-------- DATA LINES

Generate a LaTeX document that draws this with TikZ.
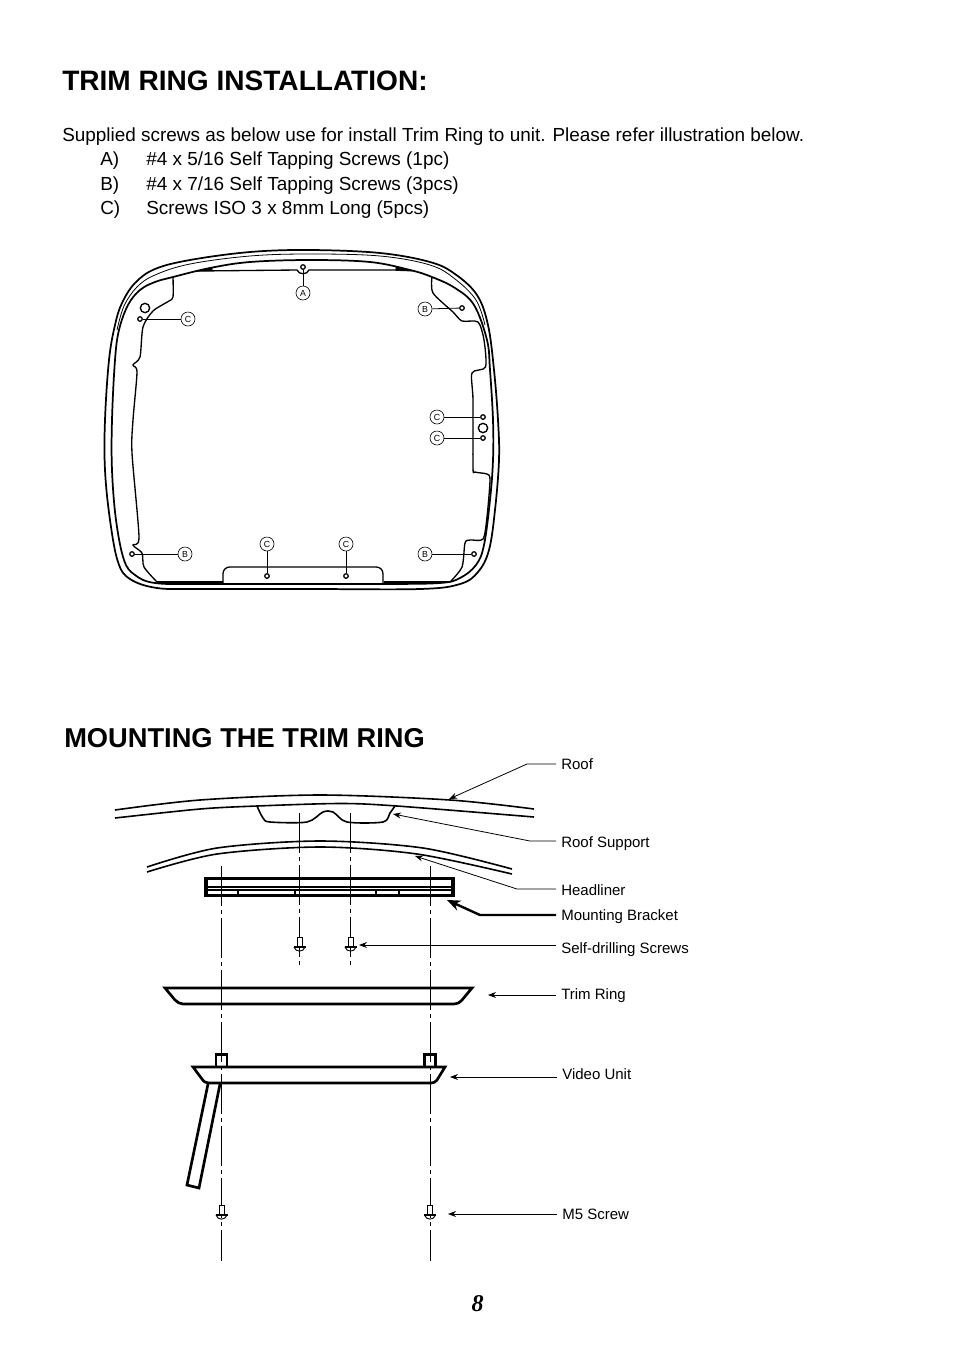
\documentclass[tikz,border=0pt]{standalone}
\usepackage{fontspec}
\setmainfont{Liberation Sans}
\newfontfamily\numfont{Liberation Serif}
\usetikzlibrary{arrows.meta}
\tikzset{
  heading/.style={anchor=west,inner sep=0pt,font=\bfseries\fontsize{21.05}{24}\selectfont},
  headingtwo/.style={anchor=west,inner sep=0pt,font=\bfseries\fontsize{20.45}{24}\selectfont},
  bodytext/.style={anchor=west,inner sep=0pt,font=\fontsize{14.2}{16}\selectfont},
  callout/.style={anchor=west,inner sep=0pt,inner xsep=3.75pt,font=\fontsize{11.25}{14}\selectfont},
  letter/.style={circle,draw,inner sep=0pt,minimum size=10.5pt,line width=0.45pt,font=\fontsize{6.6}{8}\selectfont},
  hole/.style={circle,draw,fill=white,inner sep=0pt,minimum size=3.4pt,line width=0.95pt},
  bighole/.style={circle,draw,fill=white,inner sep=0pt,minimum size=7pt,line width=1pt},
  ring/.style={line width=1.3pt},
  thinring/.style={line width=0.6pt},
  profile/.style={line width=1pt},
  part/.style={line width=2pt,line join=miter},
  roofline/.style={line width=1.2pt},
  axis/.style={line width=0.6pt,dash pattern=on 30pt off 3pt on 3pt off 3pt},
  leader/.style={-{Stealth[length=6pt,width=4.5pt]},line width=0.6pt},
  leaderthick/.style={-{Stealth[length=10pt,width=8pt]},line width=1.8pt}
}
\newcommand{\screwat}[2]{%
  \draw[line width=0.6pt,fill=white] (#1-2.5,#2) rectangle (#1+2.5,#2+10);
  \draw[line width=0.9pt] (#1-6,#2+10) -- (#1+6,#2+10);
  \draw[line width=0.7pt] (#1-5.5,#2+10) .. controls (#1-4,#2+15.5) and (#1+4,#2+15.5) .. (#1+5.5,#2+10);
}
\begin{document}
\begin{tikzpicture}[x=0.75pt,y=-0.75pt]
\path[use as bounding box,fill=white] (0,0) rectangle (954,1354);

% texts at the top
\node[heading] (title1) at (62,81) {TRIM RING INSTALLATION:};
\node[bodytext] (intro) at (62,137) {Supplied screws as below use for install Trim Ring to unit. Please refer illustration below.};
\node[bodytext] (itemA) at (100,161) {A)};
\node[bodytext] (textA) at (146,161) {\#4 x 5/16 Self Tapping Screws (1pc)};
\node[bodytext] (itemB) at (100,186) {B)};
\node[bodytext] (textB) at (146,186) {\#4 x 7/16 Self Tapping Screws (3pcs)};
\node[bodytext] (itemC) at (100,210) {C)};
\node[bodytext] (textC) at (146,210) {Screws ISO 3 x 8mm Long (5pcs)};

% rings
\draw[ring] plot[smooth cycle,tension=0.6] coordinates {(310,250) (380,253) (430,262) (455,274) (477,295) (488,325) (494,370) (498,420) (499,460) (495,510) (489,550) (478,572) (460,584) (420,589) (310,589) (200,589) (157,588) (130,579) (118,562) (110,520) (105,470) (105,420) (109,360) (115,325) (122,303) (135,283) (155,269) (190,260) (250,252)};
\draw[ring] plot[smooth cycle,tension=0.6] coordinates {(310,260) (370,262) (410,270) (432,277) (455,288) (474,305) (487,340) (490,370) (493,420) (493,460) (490,500) (484,545) (476,565) (460,578) (440,583) (384,584) (310,584) (200,584) (155,583) (135,575) (124,560) (116,520) (112,470) (112,420) (115,360) (119,330) (128,305) (140,290) (155,282) (173,277) (210,268) (250,262)};
\draw[thinring] plot[smooth,tension=0.6] coordinates {(117,330) (124,306) (137,287) (155,275) (190,264) (250,256) (310,254) (380,256) (430,265) (455,279) (476,300) (485,325)};

% inner edge
\draw[profile] plot[smooth,tension=0.45] coordinates {(173,277) (173,297) (169,301) (153,311) (143,327) (140,357) (133,365) (137,372) (133,420) (132,453) (139,537) (133,545) (142,553) (144,567) (157,582)};
\draw[profile] (157,582) -- (223,582);
\draw[profile,rounded corners=5pt] (223,583) -- (223,567) -- (383,567) -- (383,583);
\draw[profile] (384,582) -- (450,582);
\draw[profile] plot[smooth,tension=0.45] coordinates {(450,582) (462,567) (465,543) (470,540) (483,539) (487,517) (490,480) (487,474) (475,472) (473,467) (473,400) (472,373) (485.5,367) (484,340) (478,322) (462,321) (453,312) (433,293) (432,277)};
\draw[profile] (197,271) -- (297,270) .. controls (299,275) and (307,275) .. (309,270) -- (408,270);
\draw[line width=0.5pt,fill=black] (197,271) -- (212,267.5) -- (212,270.5) -- cycle;
\draw[line width=0.5pt,fill=black] (410,271) -- (396,267.5) -- (396,270.5) -- cycle;

% holes and their letters
\node[bighole] (holeLeft) at (145,308) {};
\node[bighole] (holeRight) at (483,428) {};
\node[hole] (holeA) at (303,267) {};
\node[hole] (holeB1) at (462,308) {};
\node[hole] (holeB2) at (132,554) {};
\node[hole] (holeB3) at (474,554) {};
\node[hole] (holeC1) at (140,319) {};
\node[hole] (holeC2) at (483,417) {};
\node[hole] (holeC3) at (483,438) {};
\node[hole] (holeC4) at (267,576) {};
\node[hole] (holeC5) at (346,576) {};
\node[letter] (letA) at (303,293) {A};
\node[letter] (letB1) at (425,309) {B};
\node[letter] (letB2) at (185,554) {B};
\node[letter] (letB3) at (425,554) {B};
\node[letter] (letC1) at (188,319) {C};
\node[letter] (letC2) at (437,417) {C};
\node[letter] (letC3) at (437,438) {C};
\node[letter] (letC4) at (267,544) {C};
\node[letter] (letC5) at (346,544) {C};
\foreach \a/\b in {letA/holeA,letB1/holeB1,letB2/holeB2,letB3/holeB3,letC1/holeC1,letC2/holeC2,letC3/holeC3,letC4/holeC4,letC5/holeC5}
  \draw[line width=0.6pt] (\a) -- (\b);

\node[headingtwo] (title2) at (64,738) {MOUNTING THE TRIM RING};

% roof, support, headliner
\draw[roofline] plot[smooth,tension=0.5] coordinates {(115,810) (200,800) (320,795) (450,800) (534,809)};
\draw[roofline] plot[smooth,tension=0.5] coordinates {(115,818) (200,809) (257,806) (340,803.5) (397,806) (534,817)};
\draw[roofline] plot[smooth,tension=0.5] coordinates {(257,806) (263,818) (270,822) (307,822) (323,812) (333,812) (347,822) (383,822) (390,813) (395,806)};
\draw[roofline] plot[smooth,tension=0.5] coordinates {(147,867) (217,848) (320,841) (423,848) (512,869)};
\draw[roofline] plot[smooth,tension=0.5] coordinates {(147,872) (217,854) (320,847) (417,854) (512,874)};

% mounting bracket
\draw[line width=2.6pt] (206,878.5) rectangle (453,895.5);
\draw[line width=1.3pt] (206,887) -- (453,887) (206,890) -- (453,890);
\foreach \tickx in {238,295,376,399}
  \draw[line width=0.8pt] (\tickx,890) -- (\tickx,895);

% centre lines
\foreach \axisx/\axistop/\axisend in {221.5/866/1261,430.5/866/1261,299.5/813/968,350.5/813/968}
  \draw[axis] (\axisx,\axistop) -- (\axisx,\axisend);

% screws
\screwat{299.5}{937}
\screwat{350.5}{937}
\screwat{221.5}{1205}
\screwat{430}{1205}

% trim ring and video unit
\draw[part] (165,988) -- (472,988) -- (462,1000) .. controls (459,1003) and (457,1004) .. (454,1004) -- (183,1004) .. controls (180,1004) and (177,1002) .. (175,1000) -- cycle;
\draw[part] (216,1054.5) rectangle (227,1067);
\draw[part] (424.5,1054.5) rectangle (435.5,1067);
\draw[part] (193,1067) -- (445,1067) -- (437,1080) .. controls (435,1082) and (434,1083) .. (431,1083) -- (209,1083) .. controls (206,1083) and (204,1082) .. (202,1079) -- cycle;
\draw[part] (208,1084) -- (187,1185) -- (199,1188) -- (220,1084);

% callouts
\node[callout] (roofLbl) at (556,764) {Roof};
\node[callout] (supportLbl) at (556,844) {Roof Support};
\node[callout] (headlinerLbl) at (556,890) {Headliner};
\node[callout] (bracketLbl) at (556,917) {Mounting Bracket};
\node[callout] (screwsLbl) at (556,950) {Self-drilling Screws};
\node[callout] (trimLbl) at (556,996) {Trim Ring};
\node[callout] (unitLbl) at (557,1074) {Video Unit};
\node[callout] (m5Lbl) at (557,1214) {M5 Screw};

\coordinate (roofBend) at (527,764);
\coordinate (roofEnd) at (449,799);
\coordinate (supportBend) at (530,841);
\coordinate (supportEnd) at (393,814);
\coordinate (headlinerBend) at (517,889);
\coordinate (headlinerEnd) at (415,856);
\coordinate (bracketBend) at (480,915);
\coordinate (bracketEnd) at (447,900);
\coordinate (screwsEnd) at (359,945);
\coordinate (trimEnd) at (488,995);
\coordinate (unitEnd) at (450,1077);
\coordinate (m5End) at (448,1214);

\draw[leader] (roofLbl.west) -- (roofBend) -- (roofEnd);
\draw[leader] (supportLbl.west |- supportBend) -- (supportBend) -- (supportEnd);
\draw[leader] (headlinerLbl.west |- headlinerBend) -- (headlinerBend) -- (headlinerEnd);
\draw[leaderthick] (bracketLbl.west |- bracketBend) -- (bracketBend) -- (bracketEnd);
\draw[leader] (screwsLbl.west |- screwsEnd) -- (screwsEnd);
\draw[leader] (trimLbl.west |- trimEnd) -- (trimEnd);
\draw[leader] (unitLbl.west |- unitEnd) -- (unitEnd);
\draw[leader] (m5Lbl.west) -- (m5End);

\node[inner sep=0pt,font=\numfont\bfseries\itshape\fontsize{18}{20}\selectfont] (pageNo) at (477.5,1304) {8};
\end{tikzpicture}
\end{document}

----------------

## THE PROBLEM
Exactly as they appear, print the lines of the listing above from its first line through the line that contains "(0,0) rectangle (954,1354);", minus the pictures.

## TASK RESPONSE
Generate a LaTeX document that draws this with TikZ.
\documentclass[tikz,border=0pt]{standalone}
\usepackage{fontspec}
\setmainfont{Liberation Sans}
\newfontfamily\numfont{Liberation Serif}
\usetikzlibrary{arrows.meta}
\tikzset{
  heading/.style={anchor=west,inner sep=0pt,font=\bfseries\fontsize{21.05}{24}\selectfont},
  headingtwo/.style={anchor=west,inner sep=0pt,font=\bfseries\fontsize{20.45}{24}\selectfont},
  bodytext/.style={anchor=west,inner sep=0pt,font=\fontsize{14.2}{16}\selectfont},
  callout/.style={anchor=west,inner sep=0pt,inner xsep=3.75pt,font=\fontsize{11.25}{14}\selectfont},
  letter/.style={circle,draw,inner sep=0pt,minimum size=10.5pt,line width=0.45pt,font=\fontsize{6.6}{8}\selectfont},
  hole/.style={circle,draw,fill=white,inner sep=0pt,minimum size=3.4pt,line width=0.95pt},
  bighole/.style={circle,draw,fill=white,inner sep=0pt,minimum size=7pt,line width=1pt},
  ring/.style={line width=1.3pt},
  thinring/.style={line width=0.6pt},
  profile/.style={line width=1pt},
  part/.style={line width=2pt,line join=miter},
  roofline/.style={line width=1.2pt},
  axis/.style={line width=0.6pt,dash pattern=on 30pt off 3pt on 3pt off 3pt},
  leader/.style={-{Stealth[length=6pt,width=4.5pt]},line width=0.6pt},
  leaderthick/.style={-{Stealth[length=10pt,width=8pt]},line width=1.8pt}
}
\newcommand{\screwat}[2]{%
  \draw[line width=0.6pt,fill=white] (#1-2.5,#2) rectangle (#1+2.5,#2+10);
  \draw[line width=0.9pt] (#1-6,#2+10) -- (#1+6,#2+10);
  \draw[line width=0.7pt] (#1-5.5,#2+10) .. controls (#1-4,#2+15.5) and (#1+4,#2+15.5) .. (#1+5.5,#2+10);
}
\begin{document}
\begin{tikzpicture}[x=0.75pt,y=-0.75pt]
\path[use as bounding box,fill=white] (0,0) rectangle (954,1354);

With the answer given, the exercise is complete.